Cristian Espinoza (born 1976 in Santiago de Chile (CL)) lives and works in Buenos Aires (ARG) and Santiago (CL).
http://fabulasmecanicas.wordpr…
Anna Raimondo: Untitled (Silences and hesitations), 2012
Silence, over the language and its structure, could question or resist the dualism between genders. These particular silences issued by the personal archive of the artist and her collection of interviews with female musicians, singers and composers conceptually emphasize the official historiography’s hesitations to include women in musical canons.
Anna Raimondo (born 1981 in Naples) lives in Brussels and works internationally.
www.annaraimondo.com
Bárbara González Barrera: Metrónomo 40.1, 2016
Abstract form metronome 40 (Acción Rizoma). Live action recording.
Bárbara González Barrera lives and works in Santiago de Chile, CL.
Daniel Bargach Mitre: #YOSOYTU, 2016
Rosmery Guarita is the leader of people with disabilities in Bolivia. In 2016 harshly faced the government of Evo Morales. She and several of her companions decided to use their wheelchairs to travel 370km from Cochabamba to La Paz to demand their rights.

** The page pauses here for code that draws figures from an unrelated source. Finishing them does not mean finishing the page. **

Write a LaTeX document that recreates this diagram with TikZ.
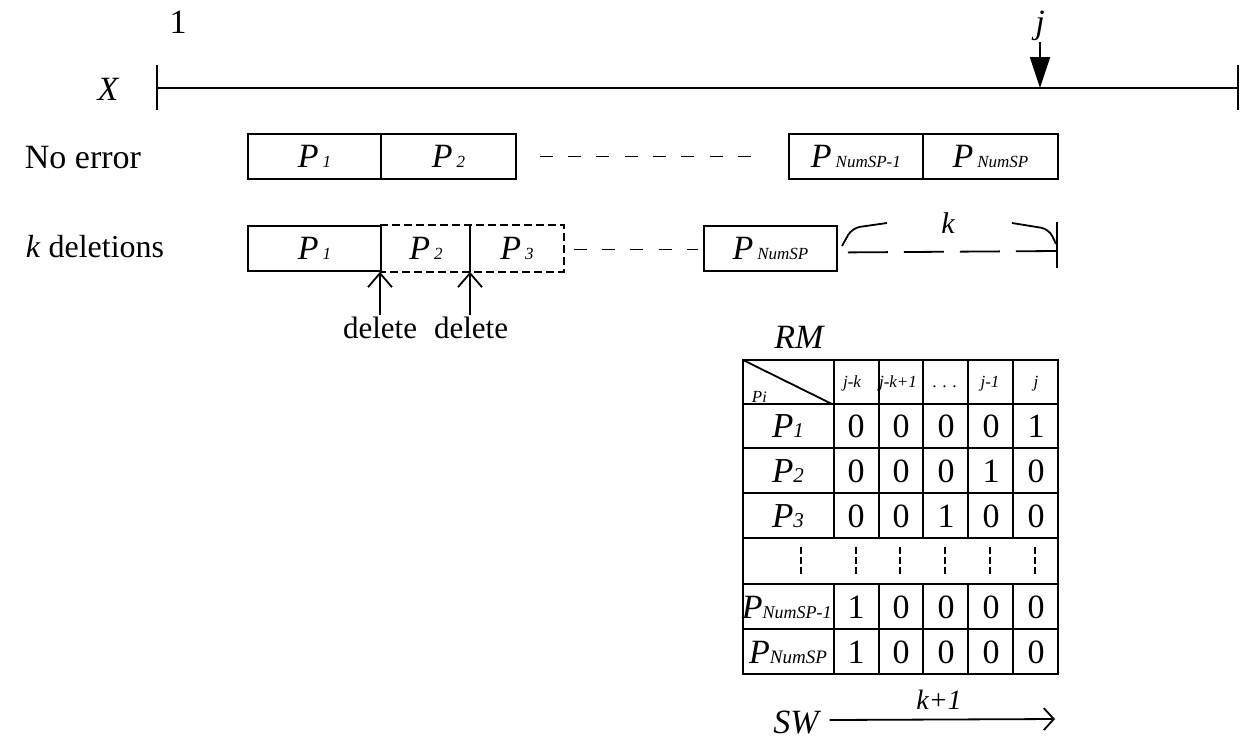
\documentclass[tikz,border=0pt]{standalone}
\usepackage{fontspec}
\setmainfont{Liberation Serif}
\usetikzlibrary{arrows.meta}
\newcommand{\fs}[1]{\fontsize{#1}{#1}\selectfont}
\newcommand{\Psub}[1]{\textit{P}\hspace{4pt}{\fs{17}\textit{#1}}}
\newcommand{\Tsub}[1]{\textit{P}{\fs{21}\textit{#1}}}
\begin{document}
\begin{tikzpicture}[x=1pt,y=-1pt, line width=1.8pt,
  lbl/.style={inner sep=0pt, anchor=base},
  pbox/.style={draw, minimum height=45pt, inner sep=0pt, anchor=north west, font=\fs{34}},
  shortdash/.style={dash pattern=on 13pt off 15.3pt},
  longdash/.style={dash pattern=on 40pt off 16pt},
  boxdash/.style={dash pattern=on 8pt off 4pt},
  barb/.style={-{Straight Barb[length=14pt,width=24pt]}},
  cell/.style={lbl, font=\fs{34}},
  head/.style={lbl, font=\fs{17}\itshape},
]
\useasboundingbox (0,0) rectangle (1247,740);
% top scale
\node[lbl, font=\fs{34}] (one) at (178,33) {1};
\node[lbl, font=\fs{34}\itshape] (X) at (108,100) {X};
\node[lbl, font=\fs{34}\itshape] (j) at (1040,33) {j};
\coordinate (xl) at (157,88);
\coordinate (xr) at (1238,88);
\coordinate (jp) at (1040,88);
\draw (xl) -- (xr);
\draw (157,65) -- (157,110);
\draw (1238,65) -- (1238,110);
\draw[-{Triangle[length=31pt,width=20pt]}] ([yshift=-1pt]j.south) -- (jp);
% no error row
\node[lbl, anchor=base west, font=\fs{34}] (ne) at (24,168) {No error};
\node[pbox, minimum width=133pt] (a1) at (247,133) {\Psub{1}};
\node[pbox, minimum width=135pt] (a2) at (380,133) {\Psub{2}};
\node[pbox, minimum width=134pt] (a3) at (788,133) {\Psub{NumSP-1}};
\node[pbox, minimum width=135pt] (a4) at (922,133) {\Psub{NumSP}};
\draw[shortdash] ([xshift=23pt]a2.east) -- ([xshift=-37pt]a3.west);
% k deletions row
\node[lbl, anchor=base west, font=\fs{32}] (kd) at (25,257) {\textit{k} deletions};
\node[pbox, minimum width=133pt] (b1) at (247,225) {\Psub{1}};
\node[pbox, draw=none, minimum width=90pt] (b2) at (380,225) {\Psub{2}};
\node[pbox, draw=none, minimum width=92pt] (b3) at (470,225) {\Psub{3}};
\draw[boxdash] (b2.north west) -- (b3.north east) -- (b3.south east) -- (b2.south west);
\draw (b3.north west) -- (b3.south west);
\node[pbox, minimum width=133pt] (b4) at (703,225) {\Psub{NumSP}};
\draw[shortdash] ([xshift=10pt,yshift=-1pt]b3.east) -- ([xshift=-5pt,yshift=-1pt]b4.west);
\coordinate (kend) at (1057,251);
\draw[longdash] ([xshift=10pt,yshift=-4pt]b4.east) -- (kend);
\draw (1057,222) -- (1057,268);
\draw[rounded corners=8pt] (842,246) -- (852,228) -- (887,223);
\draw[rounded corners=8pt] (1012,223) -- (1049,229) -- (1056,244);
\node[lbl, font=\fs{30}\itshape] (k) at (948,233) {k};
% delete arrows
\node[lbl, font=\fs{31}] (d1) at (380,338) {delete};
\node[lbl, font=\fs{31}] (d2) at (471,338) {delete};
\coordinate (da1) at (380,315);
\coordinate (da2) at (470,315);
\draw[barb] (da1) -- (b2.south west);
\draw[barb] (da2) -- (b3.south west);
% table
\node[lbl, font=\fs{34}\itshape] (RM) at (799,348) {RM};
\draw (743,360) rectangle (1058,674);
\foreach \y in {404,448,493,538,584,629} \draw (743,\y) -- (1058,\y);
\foreach \x in {834,879,923,968,1013} {\draw (\x,360) -- (\x,538); \draw (\x,584) -- (\x,674);}
\draw (743,360) -- (832,404);
\node[lbl, anchor=base west, font=\fs{17}\itshape] (pi) at (751,402) {P{\fs{16}i}};
\node[head] (h1) at (852,387) {j-k};
\node[head] (h2) at (898,387) {j-k+1};
\node[head] (h3) at (945,387) {.\,\,.\,\,.};
\node[head] (h4) at (990,387) {j-1};
\node[head] (h5) at (1036,387) {j};
% rows
\node[lbl, font=\fs{35}] (r1) at (788,437) {\Tsub{1}};
\node[lbl, font=\fs{35}] (r2) at (788,482) {\Tsub{2}};
\node[lbl, font=\fs{35}] (r3) at (788,527) {\Tsub{3}};
\node[lbl, font=\fs{34}, anchor=base west] (r5) at (741,618) {\textit{P}{\fs{18}\textit{NumSP-1}}};
\node[lbl, font=\fs{34}] (r6) at (788,663) {\textit{P}{\fs{19}\textit{NumSP}}};
\foreach \v [count=\i] in {0,0,0,0,1} {
  \pgfmathsetmacro{\xx}{811+45*\i}
  \node[cell] at (\xx,437.5) {\v};}
\foreach \v [count=\i] in {0,0,0,1,0} {
  \pgfmathsetmacro{\xx}{811+45*\i}
  \node[cell] at (\xx,482) {\v};}
\foreach \v [count=\i] in {0,0,1,0,0} {
  \pgfmathsetmacro{\xx}{811+45*\i}
  \node[cell] at (\xx,527) {\v};}
\foreach \v [count=\i] in {1,0,0,0,0} {
  \pgfmathsetmacro{\xx}{811+45*\i}
  \node[cell] at (\xx,618) {\v};}
\foreach \v [count=\i] in {1,0,0,0,0} {
  \pgfmathsetmacro{\xx}{811+45*\i}
  \node[cell] at (\xx,663) {\v};}
\foreach \x in {801,856,900,945,990,1035}
  \draw[dash pattern=on 7pt off 3pt, line width=1.5pt] (\x,547) -- (\x,575);
% SW arrow
\node[lbl, font=\fs{34}\itshape] (sw) at (796,733) {SW};
\coordinate (swend) at (1055,719);
\draw[-{Straight Barb[length=10pt,width=22pt]}] ([xshift=10pt,yshift=2pt]sw.east) -- (swend);
\node[lbl, font=\fs{28}\itshape] (kp) at (939,709) {k+1};
\end{tikzpicture}
\end{document}
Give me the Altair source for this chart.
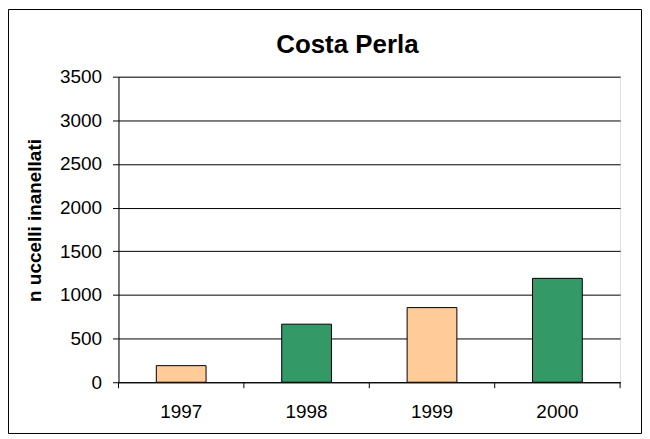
import altair as alt
import pandas as pd

years = ["1997", "1998", "1999", "2000"]
values = [190, 665, 855, 1190]
y_ticks = [0, 500, 1000, 1500, 2000, 2500, 3000, 3500]
title_text = "Costa Perla"
y_title = "n uccelli inanellati"

df = pd.DataFrame({"year": years, "value": values})
last_df = pd.DataFrame({"year": years[-1:]})

FONT = "Liberation Sans, Arial, sans-serif"
W, H = 504, 307

xscale = alt.Scale(domain=years, paddingInner=0, paddingOuter=0)

bars = alt.Chart(df).mark_bar(size=50, stroke="black", strokeWidth=1).encode(
    x=alt.X("year:N", scale=xscale, sort=years,
            axis=alt.Axis(title=None, labelAngle=0, ticks=False, tickSize=0,
                          labelPadding=20, labelFontSize=19, labelColor="black",
                          domainColor="black", labelFont=FONT)),
    y=alt.Y("value:Q", scale=alt.Scale(domain=[0, 3500], nice=False),
            axis=alt.Axis(values=y_ticks, format="d", title=y_title,
                          titleFontSize=19, titleFontWeight="bold", titleFont=FONT,
                          titleColor="black", titleAngle=-90, titleAlign="center",
                          titleBaseline="middle", titleX=-84, titleY=144,
                          labelFontSize=19, labelColor="black", labelFont=FONT,
                          labelPadding=11, tickSize=6, tickColor="black",
                          domainColor="black", gridColor="black", gridWidth=1,
                          gridOpacity=1)),
    color=alt.Color("year:N", scale=alt.Scale(domain=years,
                    range=["#FFCC99", "#339966", "#FFCC99", "#339966"]), legend=None),
)

ticks_start = alt.Chart(df).mark_rule(color="black", strokeWidth=1).encode(
    x=alt.X("year:N", scale=xscale, sort=years, bandPosition=0),
    y=alt.value(H), y2=alt.value(H + 6),
)
ticks_end = alt.Chart(last_df).mark_rule(color="black", strokeWidth=1).encode(
    x=alt.X("year:N", scale=xscale, sort=years, bandPosition=1),
    y=alt.value(H), y2=alt.value(H + 6),
)

title = alt.Chart(pd.DataFrame({"t": [title_text]})).mark_text(
    fontSize=26, fontWeight="bold", font=FONT, color="black",
    align="center", baseline="alphabetic").encode(
    text="t:N", x=alt.value(230), y=alt.value(-24),
)

border = alt.Chart(pd.DataFrame({"k": [0]})).mark_rect(
    fill=None, stroke="black", strokeWidth=1).encode(
    x=alt.value(-110.5), x2=alt.value(W + 21.5),
    y=alt.value(-67.5), y2=alt.value(H + 51.5),
)

chart = alt.layer(bars, ticks_start, ticks_end, title, border).properties(
    width=W, height=H,
    autosize=alt.AutoSizeParams(type="none"),
    padding={"left": 111, "top": 68, "right": 22, "bottom": 52},
).configure_view(stroke="#808080", strokeWidth=1).configure(background="white")

chart.save("out.html", embed_options={"renderer": "svg", "actions": False})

I turn her wheelchair into a sound object, it activates when you sit on it.
Daniel Bargach Mitre, born 1977 in Caracas (VEN), lives and works in La Paz, (BOL).
www.danielbargachmitre.com
Brandon LaBelle: Speculations on the lyrical imagination of the resistant, the lazy and the hopeful
Recorded live as part of Club Transmediale, Bethanien, Berlin, 2015. Excerpt.
The trembling voice, the determined gaze, the soft touch, the pouting lip, the pain of freedom, the frog in the throat, the distant horizon, the sudden burst, the gathering crowd, the forgotten words, the unknown outcome, the social energy, the lonely thought, the dispossessed, the longing and the nation, the disciplinary grip, the body on the run, the lost tribe, and the friendship, the flickering light, the moon overhead, the remembrance of things, the quiet hour, the dark alley, the unforgettable sound, the afternoon that drifts, the road to nowhere, and the sign up ahead, the song that made me stop, the whisper, the encounter, the apparatus, the writing on the wall, and the broken drum.
Brandon LaBelle (born 1969 in Memphis, US) lives and works in Berlin, DE.
Collectif ‘Silence ça urge’: Citizen Yoga, 2017
Produced for Utopie Sonore
The permanent state of alert in France could be experienced as a break for the search for your well-being.
We live in a world where it is more and more difficult to escape anxiety and parasitic thoughts.
To help you, the Ministry of Inner Health offers this daily program of citizen relaxation.
Sit on your carpet and let yourself be guided to find your way to relax …
Silence ça urge! is a french collective of radio makers.